The super man of the future is not to be of the German type, nor of the contemptible little type that we find here in America, assuming and acting upon the theory that under a white skin only is to be found anything worthy of respect; but of the Christ type—

"The valiant man and free,
The larger heart, the kindlier hand."

The super nation of the future is not to be the German nation, nor any of the existing nations, but the Commonwealth of Israel the Church of the living Cod, purified, cleansed. Spirit-filled, God-centered, meek and lowly, girded with strength, and arrayed in beautiful garments of righteousness.

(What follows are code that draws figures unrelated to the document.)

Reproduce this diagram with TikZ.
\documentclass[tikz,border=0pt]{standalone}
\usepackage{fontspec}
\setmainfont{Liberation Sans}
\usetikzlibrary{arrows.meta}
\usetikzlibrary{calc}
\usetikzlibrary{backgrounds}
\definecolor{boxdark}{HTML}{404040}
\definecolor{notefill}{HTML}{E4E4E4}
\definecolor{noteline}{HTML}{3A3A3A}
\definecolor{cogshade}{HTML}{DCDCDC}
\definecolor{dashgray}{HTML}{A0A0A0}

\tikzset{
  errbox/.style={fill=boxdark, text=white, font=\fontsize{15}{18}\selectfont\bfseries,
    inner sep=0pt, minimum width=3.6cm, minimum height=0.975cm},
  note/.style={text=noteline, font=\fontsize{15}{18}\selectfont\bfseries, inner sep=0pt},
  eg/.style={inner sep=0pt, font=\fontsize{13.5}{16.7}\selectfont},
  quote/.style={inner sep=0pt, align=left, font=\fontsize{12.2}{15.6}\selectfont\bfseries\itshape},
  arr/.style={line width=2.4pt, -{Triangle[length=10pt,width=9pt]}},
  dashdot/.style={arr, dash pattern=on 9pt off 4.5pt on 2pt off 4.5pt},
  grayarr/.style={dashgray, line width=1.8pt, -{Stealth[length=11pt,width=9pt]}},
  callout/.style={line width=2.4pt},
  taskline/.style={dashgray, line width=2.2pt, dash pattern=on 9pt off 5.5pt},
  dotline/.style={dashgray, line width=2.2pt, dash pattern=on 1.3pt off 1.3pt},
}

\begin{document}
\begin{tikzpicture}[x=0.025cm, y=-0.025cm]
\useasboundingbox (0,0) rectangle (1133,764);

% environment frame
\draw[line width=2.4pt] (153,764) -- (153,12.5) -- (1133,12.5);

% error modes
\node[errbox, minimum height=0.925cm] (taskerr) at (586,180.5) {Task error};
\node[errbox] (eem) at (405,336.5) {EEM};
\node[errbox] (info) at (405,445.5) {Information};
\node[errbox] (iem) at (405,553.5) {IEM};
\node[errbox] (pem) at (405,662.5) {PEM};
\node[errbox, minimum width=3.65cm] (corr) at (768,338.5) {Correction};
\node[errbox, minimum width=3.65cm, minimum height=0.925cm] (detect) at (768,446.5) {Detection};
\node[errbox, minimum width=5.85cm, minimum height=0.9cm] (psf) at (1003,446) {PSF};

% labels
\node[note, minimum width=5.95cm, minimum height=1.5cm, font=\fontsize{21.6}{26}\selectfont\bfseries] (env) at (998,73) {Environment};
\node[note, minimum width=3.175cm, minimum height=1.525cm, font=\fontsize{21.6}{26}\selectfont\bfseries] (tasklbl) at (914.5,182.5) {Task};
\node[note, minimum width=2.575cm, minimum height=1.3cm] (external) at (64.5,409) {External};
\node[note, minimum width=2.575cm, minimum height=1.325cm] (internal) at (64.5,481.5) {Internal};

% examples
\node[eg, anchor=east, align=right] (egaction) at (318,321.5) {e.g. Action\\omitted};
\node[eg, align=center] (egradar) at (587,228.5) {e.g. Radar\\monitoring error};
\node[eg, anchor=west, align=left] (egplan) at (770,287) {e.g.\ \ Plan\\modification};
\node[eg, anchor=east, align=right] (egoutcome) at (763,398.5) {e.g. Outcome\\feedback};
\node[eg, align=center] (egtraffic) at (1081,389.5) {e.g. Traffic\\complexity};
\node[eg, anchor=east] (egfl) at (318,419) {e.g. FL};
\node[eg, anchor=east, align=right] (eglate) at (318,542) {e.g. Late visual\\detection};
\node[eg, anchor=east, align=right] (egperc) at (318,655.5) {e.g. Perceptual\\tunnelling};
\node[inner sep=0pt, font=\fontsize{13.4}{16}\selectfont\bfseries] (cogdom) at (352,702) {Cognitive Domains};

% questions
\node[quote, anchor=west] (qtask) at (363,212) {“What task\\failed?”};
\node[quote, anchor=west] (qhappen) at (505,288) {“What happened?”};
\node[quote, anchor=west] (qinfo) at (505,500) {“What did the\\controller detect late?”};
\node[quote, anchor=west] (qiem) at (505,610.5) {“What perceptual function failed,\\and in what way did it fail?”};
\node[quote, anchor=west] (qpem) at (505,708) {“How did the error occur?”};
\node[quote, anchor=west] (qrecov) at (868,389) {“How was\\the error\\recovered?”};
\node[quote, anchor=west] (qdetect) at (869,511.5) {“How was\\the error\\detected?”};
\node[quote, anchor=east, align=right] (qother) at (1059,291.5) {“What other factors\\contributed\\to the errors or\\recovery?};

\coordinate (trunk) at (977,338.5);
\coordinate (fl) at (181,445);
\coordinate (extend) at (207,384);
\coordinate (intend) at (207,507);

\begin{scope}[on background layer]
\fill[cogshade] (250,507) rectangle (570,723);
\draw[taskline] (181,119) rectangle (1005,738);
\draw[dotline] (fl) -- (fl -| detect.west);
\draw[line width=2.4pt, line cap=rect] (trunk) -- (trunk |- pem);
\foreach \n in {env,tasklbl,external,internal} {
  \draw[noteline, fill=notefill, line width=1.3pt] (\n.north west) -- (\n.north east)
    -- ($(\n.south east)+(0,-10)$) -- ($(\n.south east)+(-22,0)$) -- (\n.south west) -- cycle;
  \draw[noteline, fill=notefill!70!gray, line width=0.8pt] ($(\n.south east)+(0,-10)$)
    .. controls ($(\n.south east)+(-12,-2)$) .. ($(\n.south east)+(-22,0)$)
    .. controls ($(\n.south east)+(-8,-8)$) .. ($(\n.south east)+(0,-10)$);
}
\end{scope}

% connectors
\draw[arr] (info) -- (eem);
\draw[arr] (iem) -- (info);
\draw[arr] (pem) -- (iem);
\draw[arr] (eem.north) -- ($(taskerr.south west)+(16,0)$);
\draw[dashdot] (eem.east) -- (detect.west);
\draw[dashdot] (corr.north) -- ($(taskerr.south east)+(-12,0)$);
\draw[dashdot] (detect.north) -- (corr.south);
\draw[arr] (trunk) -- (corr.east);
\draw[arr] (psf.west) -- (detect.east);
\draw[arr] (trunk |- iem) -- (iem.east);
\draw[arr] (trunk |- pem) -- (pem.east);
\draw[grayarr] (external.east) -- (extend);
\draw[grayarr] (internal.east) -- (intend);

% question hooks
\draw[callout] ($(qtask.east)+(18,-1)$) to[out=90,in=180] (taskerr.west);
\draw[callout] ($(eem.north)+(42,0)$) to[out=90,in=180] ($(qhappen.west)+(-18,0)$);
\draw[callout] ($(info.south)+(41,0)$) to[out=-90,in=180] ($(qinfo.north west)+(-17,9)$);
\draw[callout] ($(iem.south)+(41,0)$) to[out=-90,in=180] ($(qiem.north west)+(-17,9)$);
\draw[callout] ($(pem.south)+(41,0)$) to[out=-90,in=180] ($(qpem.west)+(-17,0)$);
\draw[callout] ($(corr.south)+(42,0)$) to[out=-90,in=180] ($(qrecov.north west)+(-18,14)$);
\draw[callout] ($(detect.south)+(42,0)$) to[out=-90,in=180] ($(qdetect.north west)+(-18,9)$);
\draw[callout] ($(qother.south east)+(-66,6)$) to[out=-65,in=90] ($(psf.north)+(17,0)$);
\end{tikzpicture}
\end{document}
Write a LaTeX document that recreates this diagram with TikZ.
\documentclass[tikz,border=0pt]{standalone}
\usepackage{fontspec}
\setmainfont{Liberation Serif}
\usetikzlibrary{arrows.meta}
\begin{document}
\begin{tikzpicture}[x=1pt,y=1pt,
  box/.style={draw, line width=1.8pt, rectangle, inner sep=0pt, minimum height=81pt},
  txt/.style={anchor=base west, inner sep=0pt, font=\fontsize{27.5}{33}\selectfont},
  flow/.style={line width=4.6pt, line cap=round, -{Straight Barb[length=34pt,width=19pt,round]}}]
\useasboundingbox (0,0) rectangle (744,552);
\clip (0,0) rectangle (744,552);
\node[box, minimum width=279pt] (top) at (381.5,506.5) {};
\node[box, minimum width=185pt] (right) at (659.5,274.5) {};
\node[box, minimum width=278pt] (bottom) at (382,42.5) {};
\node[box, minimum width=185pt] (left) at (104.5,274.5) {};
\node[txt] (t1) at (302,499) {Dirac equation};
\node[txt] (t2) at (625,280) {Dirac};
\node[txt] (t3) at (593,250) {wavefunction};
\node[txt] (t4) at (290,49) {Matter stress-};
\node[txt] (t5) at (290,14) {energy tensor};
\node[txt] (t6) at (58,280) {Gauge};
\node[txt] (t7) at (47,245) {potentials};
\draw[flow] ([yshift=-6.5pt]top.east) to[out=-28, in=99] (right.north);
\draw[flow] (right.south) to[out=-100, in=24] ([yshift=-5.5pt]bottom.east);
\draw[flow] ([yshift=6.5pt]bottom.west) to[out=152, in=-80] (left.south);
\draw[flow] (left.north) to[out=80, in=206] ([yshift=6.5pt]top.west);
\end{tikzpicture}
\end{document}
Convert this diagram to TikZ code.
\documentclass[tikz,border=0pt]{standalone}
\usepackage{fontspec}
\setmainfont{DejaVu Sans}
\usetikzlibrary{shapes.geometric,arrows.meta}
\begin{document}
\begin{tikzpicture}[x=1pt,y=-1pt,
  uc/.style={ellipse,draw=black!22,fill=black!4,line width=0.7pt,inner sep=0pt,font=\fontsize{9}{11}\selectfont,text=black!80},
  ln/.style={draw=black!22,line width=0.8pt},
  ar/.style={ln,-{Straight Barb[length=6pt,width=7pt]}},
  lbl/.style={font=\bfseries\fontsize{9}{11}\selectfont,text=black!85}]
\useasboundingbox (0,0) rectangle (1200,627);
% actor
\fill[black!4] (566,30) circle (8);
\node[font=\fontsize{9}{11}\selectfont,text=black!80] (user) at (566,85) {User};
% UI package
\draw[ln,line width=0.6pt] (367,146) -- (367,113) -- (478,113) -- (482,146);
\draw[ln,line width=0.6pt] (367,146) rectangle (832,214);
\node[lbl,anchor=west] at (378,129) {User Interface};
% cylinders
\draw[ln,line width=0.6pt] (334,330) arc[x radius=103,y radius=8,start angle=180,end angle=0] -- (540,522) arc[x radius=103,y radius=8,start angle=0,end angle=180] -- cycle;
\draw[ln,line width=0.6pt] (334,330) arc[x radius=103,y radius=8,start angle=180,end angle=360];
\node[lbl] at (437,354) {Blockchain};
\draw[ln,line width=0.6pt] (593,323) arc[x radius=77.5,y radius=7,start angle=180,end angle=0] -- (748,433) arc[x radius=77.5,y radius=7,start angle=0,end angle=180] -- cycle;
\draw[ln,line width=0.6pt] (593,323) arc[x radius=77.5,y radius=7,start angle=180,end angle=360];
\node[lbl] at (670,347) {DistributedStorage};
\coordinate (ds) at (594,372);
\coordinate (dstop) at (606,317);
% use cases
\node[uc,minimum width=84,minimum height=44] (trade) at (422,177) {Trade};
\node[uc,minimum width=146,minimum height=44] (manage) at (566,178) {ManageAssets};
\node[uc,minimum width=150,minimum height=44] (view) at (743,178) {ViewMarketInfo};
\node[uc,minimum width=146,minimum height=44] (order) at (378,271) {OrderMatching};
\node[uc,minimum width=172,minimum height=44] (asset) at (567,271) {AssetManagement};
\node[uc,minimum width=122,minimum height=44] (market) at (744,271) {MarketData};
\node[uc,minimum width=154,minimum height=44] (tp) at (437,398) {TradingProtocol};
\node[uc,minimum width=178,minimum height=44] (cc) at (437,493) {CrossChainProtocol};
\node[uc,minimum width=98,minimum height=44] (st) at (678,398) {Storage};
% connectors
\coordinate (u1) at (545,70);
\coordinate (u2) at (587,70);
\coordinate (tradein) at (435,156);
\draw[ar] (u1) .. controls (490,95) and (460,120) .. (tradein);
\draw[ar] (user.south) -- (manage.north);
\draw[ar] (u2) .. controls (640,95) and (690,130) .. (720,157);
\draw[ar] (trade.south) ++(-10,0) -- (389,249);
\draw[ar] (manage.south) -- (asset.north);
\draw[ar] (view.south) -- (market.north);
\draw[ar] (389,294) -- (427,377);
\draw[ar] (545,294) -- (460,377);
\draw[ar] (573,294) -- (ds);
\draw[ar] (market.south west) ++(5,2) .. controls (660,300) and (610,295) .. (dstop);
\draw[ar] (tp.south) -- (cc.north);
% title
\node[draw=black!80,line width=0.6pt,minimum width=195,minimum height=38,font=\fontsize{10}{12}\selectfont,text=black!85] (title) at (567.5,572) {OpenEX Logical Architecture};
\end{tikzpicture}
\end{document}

The close of this bloody war is the beginning, I believe, of the realization of this vision of better things which Tennyson saw, and which the prophets of old foresaw, and which I believe some day is going to be realized in the actual life of the world. And, it is going to be realized as the poet indicates, and, in no other way, by ringing Christ in into our hearts into our homes into our churches, into our pulpits into our colleges and universities into our courts into our halls of legislation into our executive mansions into our marts of commerce and place of business. The ringing in of Jesus Christ holds the solution of all our problems, racial or otherwise. The only cheering outlook for humanity for the individual for races for nations in their internal management, as well as in their relations to each other, is to be found in accepting, and in honestly and courageously living out the principles and the spirit of Jesus Christ. And, this war has helped us, as, perhaps, nothing else has ever done in the history of the world, to realize that no mere culture, no amount of mere brain power, no advancement in science, in philosophy, in scholarship, in the accumulation of knowledge, however great, can lay the basis for lasting peace and happiness; can weld men together in one great brotherhood in which each will be interested in the well being of the other into a brotherhood that will be proof against the assaults of selfishness, and pride, and all the other debasing elements that are ever at work to set men against each other. Something more is needed a new force or power of a spiritual nature must come in. And such a power or force we have in the personality of Jesus Christ. It is through him that all the families of the earth are to be blessed; it is through him that order is to come out of these conflicting passions and desires that tear men apart and keep them apart; that make them brutes instead of human beings. And, because this war, in showing the utter futility of all human devices in bringing peace to a troubled world, is driving us back to Jesus Christ back to Christian principles and ideal we rejoice—rejoice—we lift up our hearts in praise and gratitude to God.

"O clasp your hands all ye peoples;
Shout unto God with the voice of triumph."